Monday, May 21, 2012

An ETA's bff, part 1

Today and tomorrow I'm going to share with you blog people some ETA trade secrets - games! But not just any old "you can play this anywhere, anytime" type of game. These are games I brought with me from the US that make playing them that much more exciting (well, I like to think so anyway!).

Catchphrase is pretty much the greatest game ever. If Hot Potato and Taboo had a baby it would be Catchphrase. I already loved playing this back home, even when I wasn't trying to warp enrich the minds of the youth. It's just fun! 

So how do you play? Well, first the group needs to divide into two teams, then they sit in a circle with teams sitting every other person (ABABABAB etc.). Then you hit the start button on the fun little handheld device and it gives you a word you must make your team guess and pass on to the next person to make their team guess a new word and so on. All the while there is a really annoying little beeping sound - much like a bomb ticker counting down and getting faster and faster (remind me to take the batteries out of this before I get on the plane home...). Eventually a buzzer goes off and the round ends. Whichever team is caught with game in their hands loses the round and the opposing team gets a point. 

Things that make this game super awesome: the fact that it's a little electronic device. I mean really, if you show up to class with some slips of papers with words on them or a little round electronic game that makes noises and has buttons, they're gonna go for the noises and buttons. It's a great way to review old vocabulary and practice explaining things. And the annoying beeping/countdown force you to think and form thoughts/sentences quickly. Did I mention it's also fun - which is a great decoy for tricking students into learning things

Things to look out for: it has a lot of cultural references, idioms, and phrases that students might never have learned, so it's important to encourage them to be creative about getting their team to guess the word. Instead of just going for the definition they can break it down into single words or do opposites, rhymes with, etc.  Also, this is most definitely a game that can only be played with older students. I play it mostly with my 12th graders (and once with my 10th graders). I don't think I would play it with any group younger than 10th grade. 

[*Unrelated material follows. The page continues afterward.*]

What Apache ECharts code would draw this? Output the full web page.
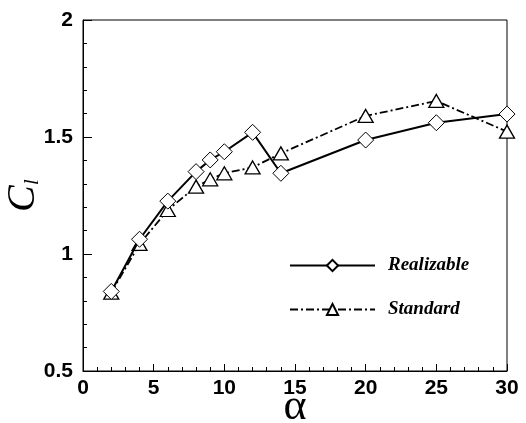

Every class I've played this with absolutely loves it - so that's a big win for Catchphrase! 

2 comments:

Alex Butts said...

haha ib et this is sooo fun to play with germans - i did taboo with some german friends in english and i was so impressed by them actually!

Alex Butts said...

haha ib et this is sooo fun to play with germans - i did taboo with some german friends in english and i was so impressed by them actually!